Apprezzabili sono poi i fasci lunari che filtrano dalla finestra, che contribuiscono ad arricchire l’atmosfera. Assieme alla vegetazione non interattiva, gli sviluppatori hanno preservato risorse computazionali riducendo pesantemente la qualità delle texture, pensiamo ad esempio ai muri, alle serrature e a elementi del mobilio. Ciò resta ben evidente anche durante i filmati, che tolti i modelli dei personaggi principali e di particolari oggetti, devono necessariamente scendere a compromessi nel raccontare gli sviluppi di trama.

La complessità della pelle di protagonista e comprimari, i cui volti restano finemente riprodotti, è buona, al pari ad esempio di altri tratti caratteristici, come i vestiti. La giacca di Leon, con tutti i segni di usura annessi, è molto convincente a vedersi, complice anche la cura minuziosa riposta nella realizzazione della pelliccia.
Ad ogni modo, quando è il dettaglio delle singole componenti costitutive dell’immagine a mancare, la direzione artistica riesce a salvare la situazione e a spingere l’occhio a non soffermarsi sui limiti della draw distance, sulle pareti rocciose semplificate e via discorrendo.
Dal villaggio – soprattutto in determinati orari – fino alle valli colpite dal vento, piene di strutture in legno dei Ganados, e ovviamente al castello del folle Salazar, il RE Engine ha donato nuova linfa vitale a quelle che restano ambientazioni iconiche, tutte da ammirare e pregne di un’aura spettrale, che ne impreziosisce il macabro fascino.
Faccia a faccia con l’orrore
Sebbene in genere viaggi a più dei 30 fotogrammi al secondo, il frame rate di Resident Evil 4 non riesce a raggiungere mai lo standard dei 60 fps e non è esente da oscillazioni, a volte più vistose d’altre.

In altre parole, aspettarsi un livello di fluidità stabile per tutta l’avventura è irrealistico ma, accettato questo, potersi confrontare con i Ganados e le altre mostruosità tra le fila degli Illuminados resta soddisfacente, per merito di un’effettistica e di un gore system che da diversi anni rientrano tra i meriti più evidenti del RE Engine.
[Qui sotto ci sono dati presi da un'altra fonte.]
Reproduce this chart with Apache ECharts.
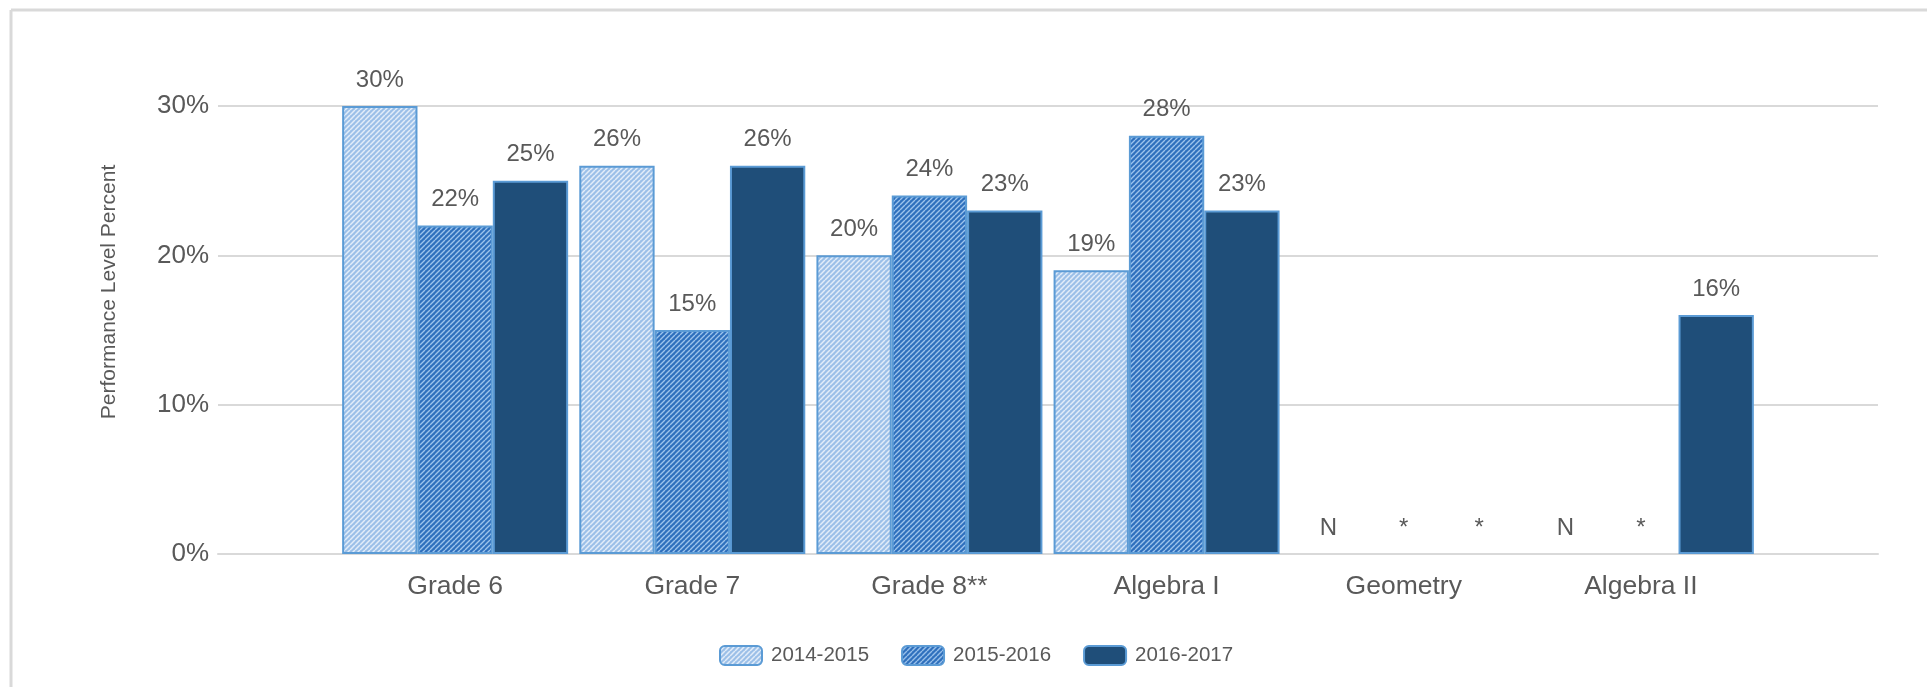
<!DOCTYPE html>
<html>
<head>
<meta charset="utf-8">
<script src="https://cdn.jsdelivr.net/npm/echarts@6/dist/echarts.min.js"></script>
<style>
  html, body { margin: 0; padding: 0; background: #ffffff; }
  #chart { width: 1927px; height: 687px; }
</style>
</head>
<body>
<div id="chart"></div>
<script>
// Performance level percent by course and school year
const categories = ['Grade 6', 'Grade 7', 'Grade 8**', 'Algebra I', 'Geometry', 'Algebra II'];
const seriesNames = ['2014-2015', '2015-2016', '2016-2017'];
const pct1415 = [30, 26, 20, 19, null, null];
const pct1516 = [22, 15, 24, 28, null, null];
const pct1617 = [25, 26, 23, 23, null, 16];
// Markers shown where no percentage is reported
const note1415 = ['', '', '', '', 'N', 'N'];
const note1516 = ['', '', '', '', '*', '*'];
const note1617 = ['', '', '', '', '*', ''];
const yTicks = [0, 10, 20, 30];

const TEXT = '#595959';
const FONT = '"Liberation Sans", Arial, sans-serif';
const EDGE = '#5b9bd5';

// Diagonal-stripe tiles for the hatched fills
function stripeTile(base, stripe, size, lw) {
  const c = document.createElement('canvas');
  c.width = size; c.height = size;
  const g = c.getContext('2d');
  g.fillStyle = base;
  g.fillRect(0, 0, size, size);
  g.strokeStyle = stripe;
  g.lineWidth = lw;
  g.beginPath();
  for (let k = -1; k <= 1; k++) {
    g.moveTo(k * size, size);
    g.lineTo(k * size + size, 0);
  }
  g.stroke();
  return c;
}

const fills = [
  { image: stripeTile('#9cc0e8', '#e2edf9', 5, 1.5), repeat: 'repeat' },
  { image: stripeTile('#2f70bd', '#9cc3ec', 5, 1.4), repeat: 'repeat' },
  '#1f4e79'
];

// One padding slot on each side so the bars sit inside a wider grid
const axisCats = [''].concat(categories, ['']);

function buildData(values, notes) {
  const out = [null];
  values.forEach((v, i) => {
    if (v === null && notes[i]) {
      out.push({
        value: 0,
        label: { formatter: notes[i] },
        itemStyle: { color: 'rgba(0,0,0,0)', borderWidth: 0 }
      });
    } else {
      out.push(v);
    }
  });
  out.push(null);
  return out;
}

const valueSets = [pct1415, pct1516, pct1617];
const noteSets = [note1415, note1516, note1617];

const series = seriesNames.map((name, s) => ({
  name: name,
  type: 'bar',
  data: buildData(valueSets[s], noteSets[s]),
  barGap: '0%',
  barCategoryGap: '4.7%',
  itemStyle: { color: fills[s], borderColor: EDGE, borderWidth: 2 },
  label: {
    show: true,
    position: 'top',
    distance: 14,
    color: TEXT,
    fontFamily: FONT,
    fontSize: 24,
    formatter: p => p.value + '%'
  }
}));

const chart = echarts.init(document.getElementById('chart'), null, { renderer: 'canvas' });
chart.setOption({
  backgroundColor: '#ffffff',
  animation: false,
  grid: { left: 218, right: 49, top: 106, bottom: 133, containLabel: false },
  legend: {
    data: seriesNames,
    left: 714,
    top: 640,
    itemWidth: 42,
    itemHeight: 19,
    itemGap: 32,
    textStyle: { color: TEXT, fontFamily: FONT, fontSize: 20.5, padding: [0, 0, 0, 4] }
  },
  xAxis: {
    type: 'category',
    data: axisCats,
    boundaryGap: false,
    axisLine: { lineStyle: { color: '#d9d9d9', width: 2 } },
    axisTick: { show: false },
    axisLabel: { color: TEXT, fontFamily: FONT, fontSize: 26.5, margin: 19, interval: 0 },
    splitLine: { show: false }
  },
  yAxis: {
    type: 'value',
    min: yTicks[0],
    max: yTicks[yTicks.length - 1],
    interval: 10,
    axisLine: { show: false },
    axisTick: { show: false },
    axisLabel: { color: TEXT, fontFamily: FONT, fontSize: 26, margin: 9, formatter: v => v + '%' },
    splitLine: { lineStyle: { color: '#d9d9d9', width: 2 } }
  },
  graphic: [
    { type: 'line', shape: { x1: 11, y1: 10, x2: 1927, y2: 10 }, style: { stroke: '#d9d9d9', lineWidth: 3 } },
    { type: 'line', shape: { x1: 11, y1: 10, x2: 11, y2: 687 }, style: { stroke: '#d9d9d9', lineWidth: 3 } },
    {
      type: 'text',
      x: 109, y: 292,
      rotation: Math.PI / 2,
      style: {
        text: 'Performance Level Percent',
        fill: TEXT,
        font: '21px ' + FONT,
        align: 'center',
        verticalAlign: 'middle'
      }
    }
  ],
  series: series
});
</script>
</body>
</html>
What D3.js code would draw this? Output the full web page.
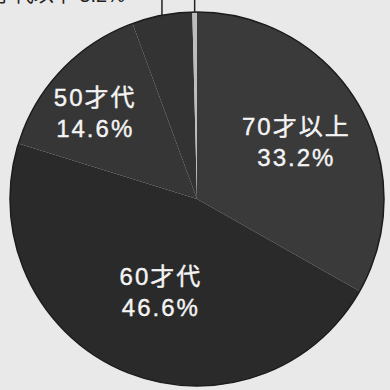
<!DOCTYPE html>
<html>
<head>
<meta charset="utf-8">
<script src="https://cdn.jsdelivr.net/npm/d3@7"></script>
<style>
	html, body { margin: 0; padding: 0; background: #e9e9e9; }
	svg { display: block; }
</style>
</head>
<body>
<script>
let width = 390;
let height = 390;

// slice data, clockwise from 12 o'clock
let categories = ["70才以上", "60才代", "50才代", "40才代以下", "不明"];
let shares = [33.2, 46.6, 14.6, 5.2, 0.4];
let fills = ["#3a3a3a", "#2a2a2a", "#363636", "#333333", "#bdbdbd"];

let cx = 197, cy = 199, r = 187;
// where the white labels sit inside the slices
let labelR = [115, 99, 134];
let labelShift = [0, -2, -3];

let svg = d3.select("body").append("svg")
	.attr("width", width)
	.attr("height", height);

let g = svg.append("g").attr("transform", `translate(${cx},${cy})`);

let pie = d3.pie().sort(null).value(d => d.v);
let arcs = pie(categories.map((c, i) => ({ name: c, v: shares[i], i: i })));
let arc = d3.arc().innerRadius(0).outerRadius(r);

g.selectAll("path.slice")
	.data(arcs)
	.enter()
	.append("path")
	.attr("class", "slice")
	.attr("d", arc)
	.attr("fill", d => fills[d.data.i]);

g.append("circle")
	.attr("r", r)
	.attr("fill", "none")
	.attr("stroke", "#1c1c1c")
	.attr("stroke-width", 1.5);

// leader lines for the two small slices, going up out of the picture
arcs.slice(3).forEach(d => {
	let a = (d.startAngle + d.endAngle) / 2;
	let x = r * Math.sin(a);
	let y = -r * Math.cos(a);
	g.append("line")
		.attr("x1", x).attr("y1", y)
		.attr("x2", x).attr("y2", -cy)
		.attr("stroke", "#222")
		.attr("stroke-width", 1.5);
});

// label of the small slices, cut by the top edge as in the scan
svg.append("text")
	.text("40才代以下 5.2%")
	.attr("x", 125)
	.attr("y", 2)
	.attr("text-anchor", "end")
	.style("font-family", "'Liberation Sans', 'Noto Sans CJK JP', sans-serif")
	.style("font-size", "20px")
	.attr("fill", "#222");

// white labels inside the big slices
arcs.slice(0, 3).forEach((d, k) => {
	let a = (d.startAngle + d.endAngle) / 2 + labelShift[k] * Math.PI / 180;
	let x = labelR[k] * Math.sin(a);
	let y = -labelR[k] * Math.cos(a);
	let t = g.append("text")
		.attr("text-anchor", "middle")
		.attr("fill", "#f4f4f4")
		.attr("stroke", "#f4f4f4")
		.attr("stroke-width", 0.4)
		.style("font-family", "'Liberation Sans', 'Noto Sans CJK JP', sans-serif")
		.style("font-size", "24px")
		.style("letter-spacing", "2px");
	t.append("tspan").attr("x", x).attr("y", y - 6).text(d.data.name);
	t.append("tspan").attr("x", x).attr("y", y + 25).text(d.data.v.toFixed(1) + "%");
});
</script>
</body>
</html>
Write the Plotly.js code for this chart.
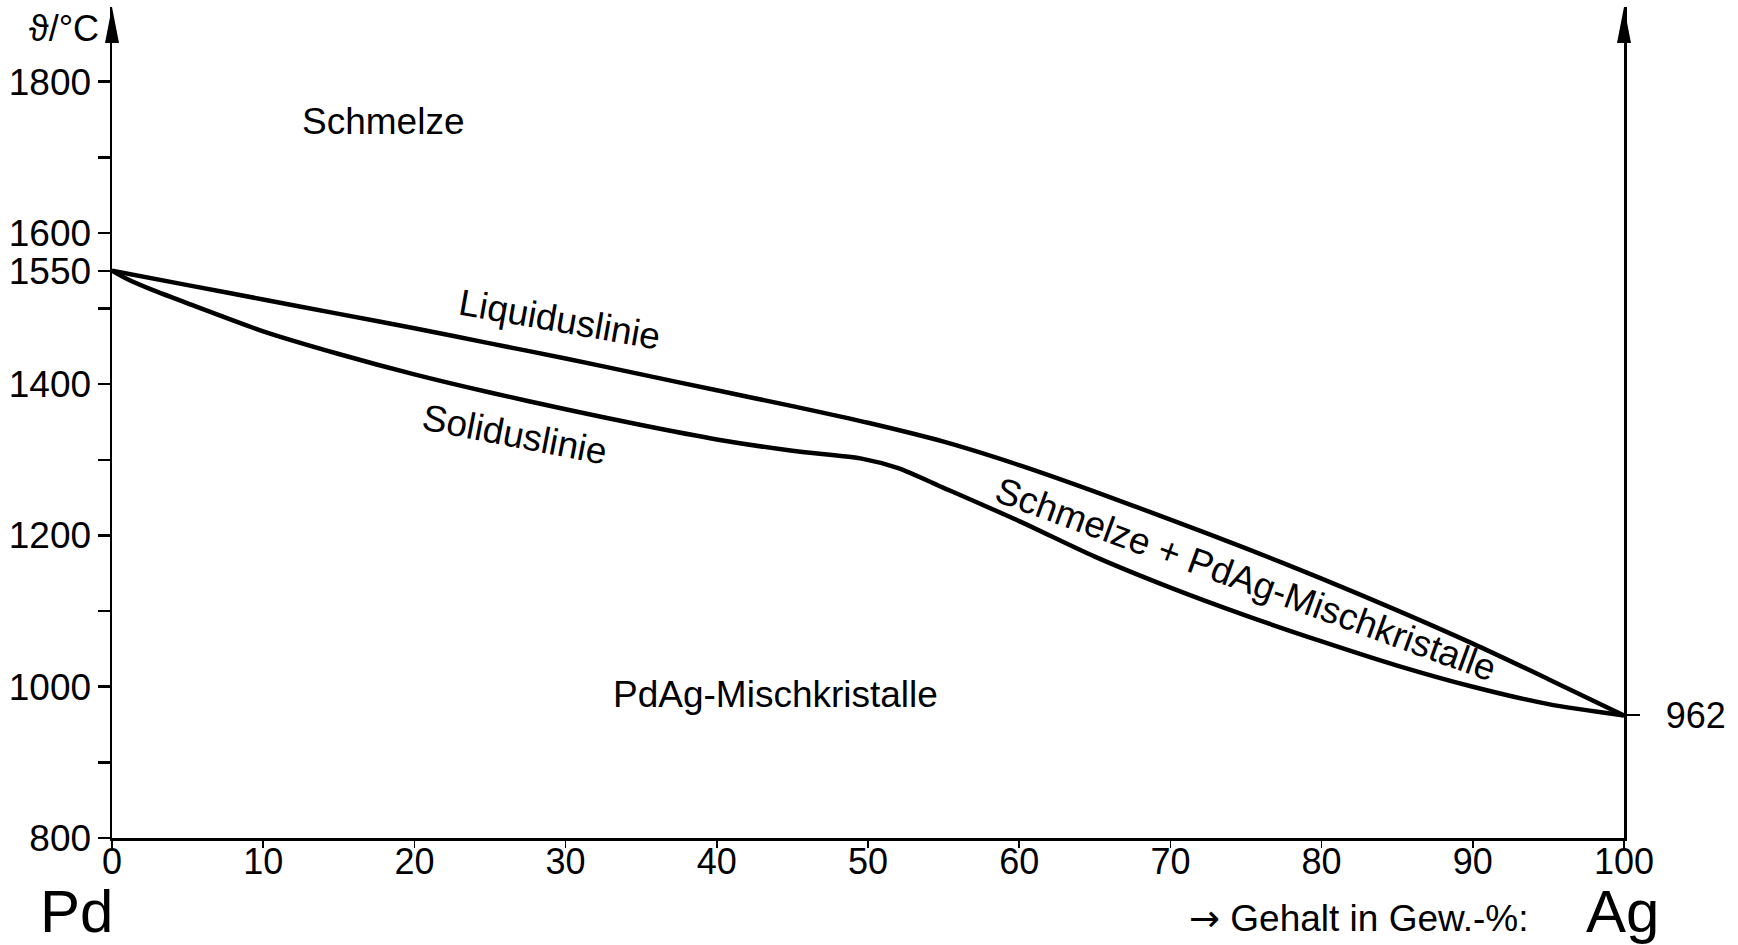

Colpire un nemico con raffiche di mitraglietta significherà ridurlo a un colabrodo, mentre falciarlo col fucile a pompa lo vedrà perdere testa, arti o addirittura parte del torace, a seconda del punto di impatto. Di pregio sono anche le esplosioni delle granate e dei classici fusti rossi, proprio come delle specifiche scene di distruzione nel corso dell’avventura. Pensiamo, per dirne una, al crollo della torre nel villaggio, che rovinando al suolo in un mare di detriti precede l’arrivo di altri schiavi delle Plagas. Battagliare contro i cultisti nel salone centrale del castello, illuminato flebilmente dalle candele e in cui è possibile godersi il convincente effetto nebbia, resta impagabile, proprio come il dover affrontare energumeni ben riconoscibili, talvolta torreggianti e rumorosi.
A proposito di audio, dalla sonorizzazione delle armi fino ai brani che accompagnano alcuni momenti decisivi del viaggio di Leon, Resident Evil 4 è coinvolgente anche sulla precedente macchina di casa Sony, un discorso questo che si rafforza se si chiamano in causa i rumori ambientali e le terribili preghiere sottovoce degli adepti degli Illuminados.